= 2014 in Australian music =

The following is a list of notable events and releases that happened in 2014 in music in Australia.

==Events==

===January===
- On 1 January 2014, MTV Music launched on Australian IPTV provider FetchTV.
- Big Day Out took place from January 19 through to February 2, headlined by Pearl Jam and Arcade Fire. Original co-headliners Blur, as well as DIIV, withdrew from the lineup. As of 2020, this year's festival is the most recent that has been held.
- Australia Day Live Concert took place on January 25. This year's lineup contained Lior, Matt Corby, Megan Washington, and DJ Havana Brown. It was the eleventh year that the concert took place and it was held in the Parliament House

===February===

- Soundwave took place in mid-February and early March.
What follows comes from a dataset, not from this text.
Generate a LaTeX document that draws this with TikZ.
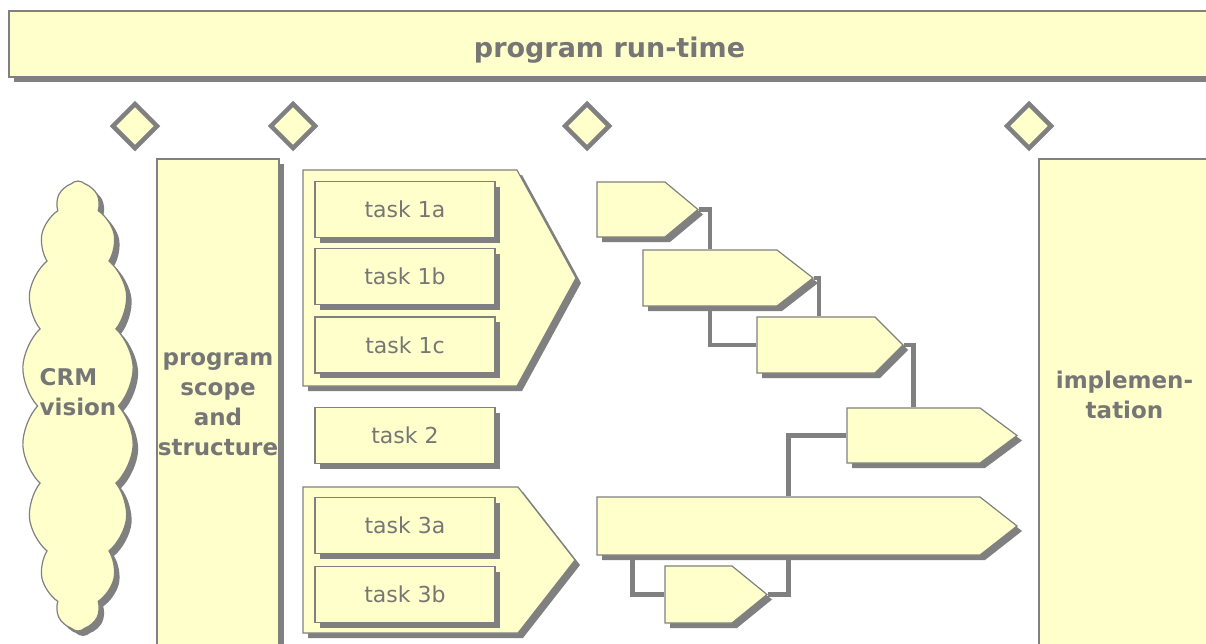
\documentclass[tikz,border=0pt]{standalone}
\usepackage{fontspec}
\setmainfont{DejaVu Sans}
\usetikzlibrary{shapes.geometric,shapes.symbols,shadows}
\definecolor{paleyellow}{RGB}{255,255,204}
\definecolor{linegray}{RGB}{128,128,128}
\definecolor{textgray}{RGB}{118,118,118}

\begin{document}
\begin{tikzpicture}[x=1pt,y=-1pt,
        box/.style={draw=linegray, fill=paleyellow, line width=1.2pt, inner sep=0pt,
            drop shadow={shadow xshift=5pt, shadow yshift=-5pt, fill=linegray, opacity=1}},
        task/.style={box, minimum width=180pt, minimum height=56pt,
            font=\fontsize{22}{26}\selectfont, text=textgray},
        heading/.style={font=\fontsize{23}{30}\selectfont\bfseries, text=textgray, align=center},
        chevron/.style={box, shape=signal, signal to=east, signal pointer angle=#1},
        mile/.style={draw=linegray, fill=paleyellow, line width=4.5pt, shape=diamond,
            minimum width=46pt, minimum height=46pt, inner sep=0pt},
        link/.style={draw=linegray, line width=4.5pt}]
        \useasboundingbox (0,0) rectangle (1206,643);
        \clip (0,0) rectangle (1206,643);

        \node[box, minimum width=1201pt, minimum height=66pt, text=textgray, text height=27pt, text depth=0pt,
            font=\fontsize{27}{32}\selectfont\bfseries] (runtime) at (609.5,44) {program run-time};

        \node[mile] (m1) at (135,126) {};
        \node[mile] (m2) at (293,126) {};
        \node[mile] (m3) at (587,126) {};
        \node[mile] (m4) at (1029,126) {};

        \node[box, shape=cloud, cloud puffs=18, cloud puff arc=90, aspect=0.25,
            minimum width=112pt, minimum height=450pt,
            label={[heading, align=left, yshift=14pt]center:CRM\\vision}] (vision) at (78,406) {};

        \node[box, heading, minimum width=122pt, minimum height=491pt] (scope) at (218,404.5) {program\\scope\\and\\structure};

        \node[chevron=122.7, minimum width=273pt, minimum height=216pt] (group1) at (410,278) {};
        \node[task] (t1a) at (405,209.5) {task 1a};
        \node[task] (t1b) at (405,276.5) {task 1b};
        \node[task] (t1c) at (405,345) {task 1c};

        \node[task] (t2) at (405,435.5) {task 2};

        \node[chevron=104, minimum width=272pt, minimum height=146pt] (group3) at (410.5,560) {};
        \node[task] (t3a) at (405,525.5) {task 3a};
        \node[task] (t3b) at (405,594.5) {task 3b};

        \node[chevron=79.6, minimum width=101pt, minimum height=55pt] (stepA) at (631,209.5) {};
        \node[chevron=75.7, minimum width=170pt, minimum height=56pt] (stepB) at (710,278) {};
        \node[chevron=90, minimum width=146pt, minimum height=56pt] (stepC) at (816,345) {};
        \node[chevron=73.2, minimum width=170pt, minimum height=55pt] (stepD) at (913.5,435.5) {};
        \node[chevron=76.2, minimum width=420pt, minimum height=58pt] (stepE) at (788.5,526) {};
        \node[chevron=78.3, minimum width=102pt, minimum height=57pt] (stepF) at (698.5,594.5) {};

        \draw[link] (stepA.east) -| (stepB.north);
        \draw[link] (stepB.east) -| ([shift={(5,0)}]stepB.east |- stepC.north);
        \draw[link] (stepB.south) |- (stepC.west);
        \draw[link] (stepC.east) -| (stepD.north);
        \draw[link] (stepE.north) |- (stepD.west);
        \draw[link] ([shift={(36,0)}]stepE.west |- stepE.south) |- (stepF.west);
        \draw[link] (stepF.east) -| (stepE.south);

        \node[box, heading, minimum width=171pt, minimum height=491pt, text depth=20pt] (impl) at (1124.5,404.5) {implemen-\\tation};
    \end{tikzpicture}
\end{document}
Its components included more than 50 musical acts which featured the genres of rock, metal and punk.

===June===
- Melbourne International Singers Festival took place from June 4 to 9 in Melbourne.
- On June 26, Big Day Out owners C3 confirmed that the 2015 edition of the festival had been cancelled, with a possible return in the future.

===July===
- Splendour in the Grass 2014 took place from July 25 to 27 at North Byron Parklands in Yelgun, New South Wales, headlined by Outkast, Foals (replacing former headliners Two Door Cinema Club) and Lily Allen.

===August===
- Shockwave Festival took place on August 2 and 3 in Blackall

==Deaths==
- June 4 – Doc Neeson, 67, Irish-Australian singer-songwriter (The Angels)
- August 1 – Michael Johns, 35, singer
- August 8 – Peter Sculthorpe, composer

==Bands disbanded==
- Bored Nothing
- Fire! Santa Rosa Fire!
- Hunting Grounds
- Papa Vs Pretty
- Snakadaktal

==Releases==

===March===
- On March 14, Kylie Minogue released Kiss Me Once. It launched in Europe, starting on 24 September 2014 at the Echo Arena in Liverpool, England.
- Kate Miller-Heidke released "O Vertigo!" on March 14, 2014.
- Jai Waetford released Get to Know You on March 28, 2014

===June===
- The Veronicas released "You Ruin Me", their first single in six years.